De acordo com o YouTube, times da empresa fazem avaliação em caso de violação concreta às políticas internas para remoção de conteúdo. “Todavia, existem vídeos que, embora questionados, não violam diretamente as leis ou as políticas do YouTube ou a situação concreta retrata um conflito de direitos que não cabe à Google dirimir”, afirma.

“É o que acontece, por exemplo, quando uma parte alega que um determinado vídeo viola seu direito à intimidade e, de outro lado, coloca-se o direito à liberdade de expressão e manifestação do pensamento do usuário que compartilhou o material. Nestes casos, caberá ao Poder Judiciário dirimir o conflito e, se for o caso, ordenar a remoção do conteúdo por meio de ordem judicial específica, em seguimento aos termos do art. 19 do Marco Civil da Internet”, diz a empresa.

No primeiro momento, o juiz de origem indicou postagens específicas na ordem judicial, o que foi cumprido e o material foi retirado do ar. Já a medida de bloqueio de todo o canal viola, argumenta o Google, o dever de indicação precisa e inequívoca do material ilícito previsto pelo Marco Civil da Internet, o que culminaria por desobrigar a empresa de remover conteúdo da internet.
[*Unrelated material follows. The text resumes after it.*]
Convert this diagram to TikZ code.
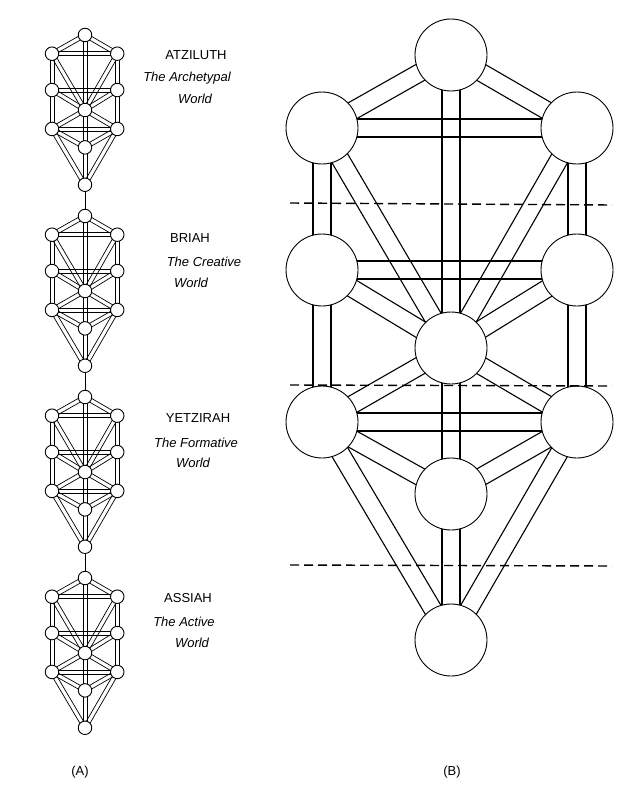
\documentclass[tikz,border=0pt]{standalone}
\usepackage{fontspec}
\setmainfont{Liberation Sans}
\usetikzlibrary{calc}
\begin{document}
\begin{tikzpicture}[x=1pt,y=-1pt,
  sef/.style={circle,draw,line width=0.9pt,fill=white,inner sep=0pt},
  lbl/.style={font=\fontsize{13}{15}\selectfont},
  sub/.style={font=\fontsize{13}{15}\selectfont\itshape},
  world/.style={dashed,line width=1.4pt,dash pattern=on 9pt off 5pt}]
\useasboundingbox (0,0) rectangle (640,808);
\newcommand\mytree[7]{%
  % #1 prefix, #2 x, #3 y of top, #4 scale, #5 diameter, #6 half width, #7 line width
  \foreach \n/\a/\b in {1/0/0,2/126/73,3/-129/73,4/126/215,5/-129/215,6/0/293,7/126/367,8/-129/367,9/0/439,10/0/585}
    \coordinate (#1c\n) at ({#2+#4*\a},{#3+#4*\b});
  \foreach \pp/\qq in {1/2,1/3,1/6,2/3,2/4,2/6,3/5,3/6,4/5,4/6,4/7,5/6,5/8,6/7,6/8,6/9,7/8,7/9,7/10,8/9,8/10,9/10}{
    \draw[line width=#7] ($(#1c\pp)!#6!90:(#1c\qq)$) -- ($(#1c\qq)!#6!-90:(#1c\pp)$);
    \draw[line width=#7] ($(#1c\pp)!#6!-90:(#1c\qq)$) -- ($(#1c\qq)!#6!90:(#1c\pp)$);}
  \foreach \n in {1,...,10}
    \node[sef,minimum size=#5] (#1\n) at (#1c\n) {};
}
% big tree
\mytree{B}{451}{55}{1}{72pt}{9pt}{1.1pt}
% small trees
\foreach \i/\pf in {0/a,1/b,2/c,3/d}{
  \mytree{\pf}{85}{35+181*\i}{0.256}{13.5pt}{2.1pt}{0.7pt}
}
\draw[line width=0.6pt] (a10) -- (b1);
\draw[line width=0.6pt] (b10) -- (c1);
\draw[line width=0.6pt] (c10) -- (d1);
% dashed dividers
\draw[world] (290,203) -- (612,205);
\draw[world] (290,385) -- (612,386);
\draw[world] (290,565) -- (612,566);
% labels
\node[lbl] (t1) at (196,55) {ATZILUTH};
\node[sub] (s1) at (187,78) {The Archetypal};
\node[sub] (w1) at (195,99) {World};
\node[lbl] (t2) at (190,238) {BRIAH};
\node[sub] (s2) at (204,262) {The Creative};
\node[sub] (w2) at (191,283) {World};
\node[lbl] (t3) at (198,418) {YETZIRAH};
\node[sub] (s3) at (196,443) {The Formative};
\node[sub] (w3) at (193,463) {World};
\node[lbl] (t4) at (188,598) {ASSIAH};
\node[sub] (s4) at (184,622) {The Active};
\node[sub] (w4) at (192,643) {World};
\node[lbl] (A) at (80,772) {(A)};
\node[lbl] (B) at (452,772) {(B)};
\end{tikzpicture}
\end{document}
“Em análise sumária da transcrição do vídeo objeto da ação observo que o tom de reprovação com que o agravante refere-se ao atual Governo estadual e às medidas tomadas no contexto do combate à pandemia do coronavírus não constitui, a meu ver, motivo suficiente para impedir que sejam expostas as respectivas críticas, sob pena de converter o exercício da jurisdição cautelar em prática judicial inibitória de expressão e de comunicação”, disse o desembargador Délcio Luis Santos, relator do caso no TJAM. 

Para além disso, ele afirma que não há razoabilidade da decisão ao determinar o cancelamento da conta do jornalista para impedir qualquer postagem que tenha como objeto as ações de saúde pública relacionadas à pandemia do coronavírus. Manter a decisão implicaria em um grave risco porque impediria a publicação não apenas do que está sub judice. 

“Não obstante seja desejável e necessário impedir a proliferação de informações falsas via internet, entendo que não se pode decidir com base em ilações, e muito menos impedir que outras matérias sejam divulgadas pela mesma conta, devendo o Poder Judiciário agir com moderação ao limitar o direito à liberdade de expressão, e aqui o exercício da atividade jornalística, considerando o especial cuidado dedicado pelo nosso sistema constitucional à tutela da liberdade de expressão e informação, enquanto instrumentos imprescindíveis para o resguardo e promoção das liberdades públicas e privadas dos cidadãos”, decidiu.

O vídeo

O vídeo que foi removido e é objeto da ação dizia o seguinte:

“Minha caixa de mensagens não para com informações dos hospitais do Amazonas, sobre o caos diante do coronavírus. Profissionais da saúde denunciam a inexistência de material de segurança. Conforme eles, os prontos-socorros estão lotados, e ninguém é testado. Entre os médicos e enfermeiros se fala que o número de infectados é pelo menos 3 (três) vezes maior que o divulgado, já que há pessoas que estão contaminadas e ainda não sabem. Conforme eles, 80% (oitenta por cento) das pessoas que estão espalhando o vírus não apresentam sintoma algum. Por se sentirem bem, continuam nas ruas. A mídia tem mostrado que somente políticos ou casos extremamente graves é que estão sendo testados. Em Manaus o hospital de referência para casos comprovados é o hospital “Delphina Aziz”, que sequer tem uma entrada exclusiva para as pessoas com os sintomas, o que amplia ainda mais a contaminação já na chegada. Nos demais hospitais, então, o caos é ainda pior. O mais difícil no futuro será entender quem matou mais: se foi o vírus ou a irresponsabilidade do governo”.